The smell of gunpowder hangs thick over the global financial order. But this time, the weapon isn’t a bullet—it’s bullion. The world’s turning, fast, and gold is no longer just a hedge against inflation. It’s a full-throttle act of rebellion.
While the talking heads sip overpriced lattes in Manhattan glass towers, trying to look composed in front of CNBC cameras, Wall Street is panic-buying gold like it's ammo before a shootout. And why? Because they know what's coming. The dollar’s era is teetering like a drunken sheriff at high noon, and the BRICS nations are loading the chamber with shiny, yellow truth.
Gold at $10,000 an ounce isn't a prediction. It’s a confession—an accidental whisper from a cornered empire. You see, when the very same institutions that rigged the system for decades start hoarding gold like survivalists in a fallout shelter, you best believe they're not prepping for growth. They're bracing for collapse.
Forget inflation hedging and “diversified portfolios.” That’s yesterday’s propaganda. What’s unfolding is the slow-motion funeral of fiat credibility.
BRICS isn’t just accumulating gold—they’re weaponizing it. China and Russia, two nations that know exactly how Western sanctions operate, have taken one look at the U.S. Treasury system and said: Never again. Now with over 12,500 tonnes in reserve and new gold-oil-critical mineral trading platforms, BRICS is building an ark while the West argues over deck chairs.
When you lock $300 billion of another country’s reserves—like Washington did to Moscow—you don’t just freeze assets.

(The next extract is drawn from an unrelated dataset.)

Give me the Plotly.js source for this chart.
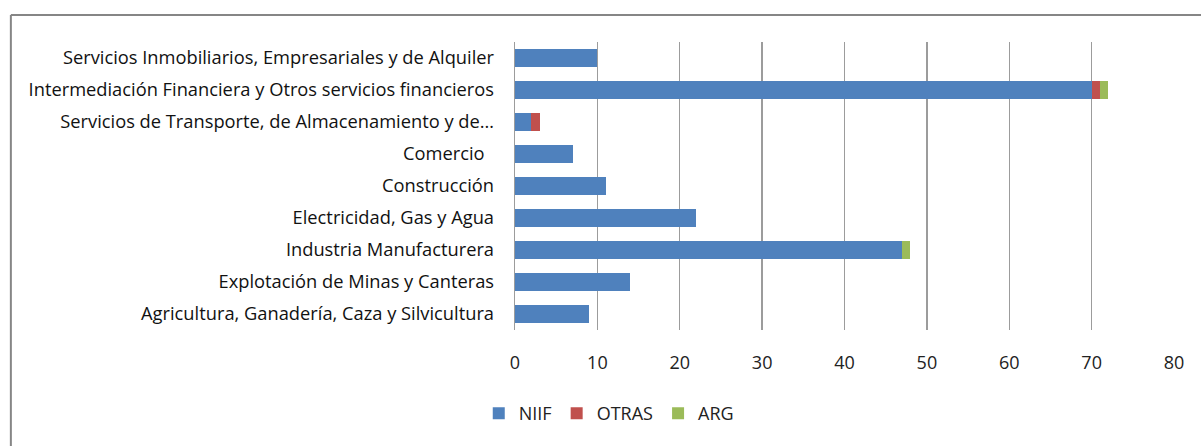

You shatter trust. Every central bank from São Paulo to Shanghai heard that shot loud and clear. And their response was unified: dump debt, buy gold.
So here’s the dirty secret no one at the Fed dares to whisper: gold isn’t just a commodity anymore. It’s becoming parallel money—not backing currency, but replacing it in trade. And the moment oil starts moving in gold or BRICS coin instead of dollars, it's game over for the petrodollar empire.
The same Street that pushed fiat dominance and derided goldbugs for years is now elbowing its way into the bullion vault? That’s not strategy—it’s survival.
Ask yourself: why would institutions bet on a 140% price increase by the end of the decade unless they’re certain the dollar will take a hit it can’t recover from? These aren’t gold believers. These are rats leaving a sinking ship—one that’s been waterlogged by $33 trillion in debt, a broken bond market, and a Federal Reserve that’s been turned into a glorified ATM for political cowardice.
Let’s not forget: gold isn’t rising because it’s gaining value. It’s rising because fiat is bleeding it.
The U.S., EU, Japan—they’ve all taken on debt levels that mathematically guarantee one of two outcomes: default or devaluation. And since default leads to riots and elections, guess which road they’re going to take?
They’ll print. Quietly, then not so quietly. They'll goose CPI metrics, fudge GDP figures, and keep whispering about “soft landings” while the real economy breaks apart at the axle. And when it does, gold will do what it always has—it’ll expose the fraud for what it is.
That number isn’t arbitrary. It’s psychological. It's the kind of milestone that turns whispers into war cries.
Because here’s the punchline, friend: a $10,000 ounce means your dollar just got a funeral service with full military honors. It won’t be about price. It’ll be about what comes next—a world where confidence in paper is gone, and power swings to those who hold the hard stuff.
Wall Street’s embrace of gold is not a vote of confidence. It’s a plea deal. The same institutions that sold out Main Street to bail out banks in 2008 are now quietly converting their paper profits into metal before the lights go out.
$10,000 an ounce is just the beginning. Because when confidence dies, gold doesn’t rise—it rules.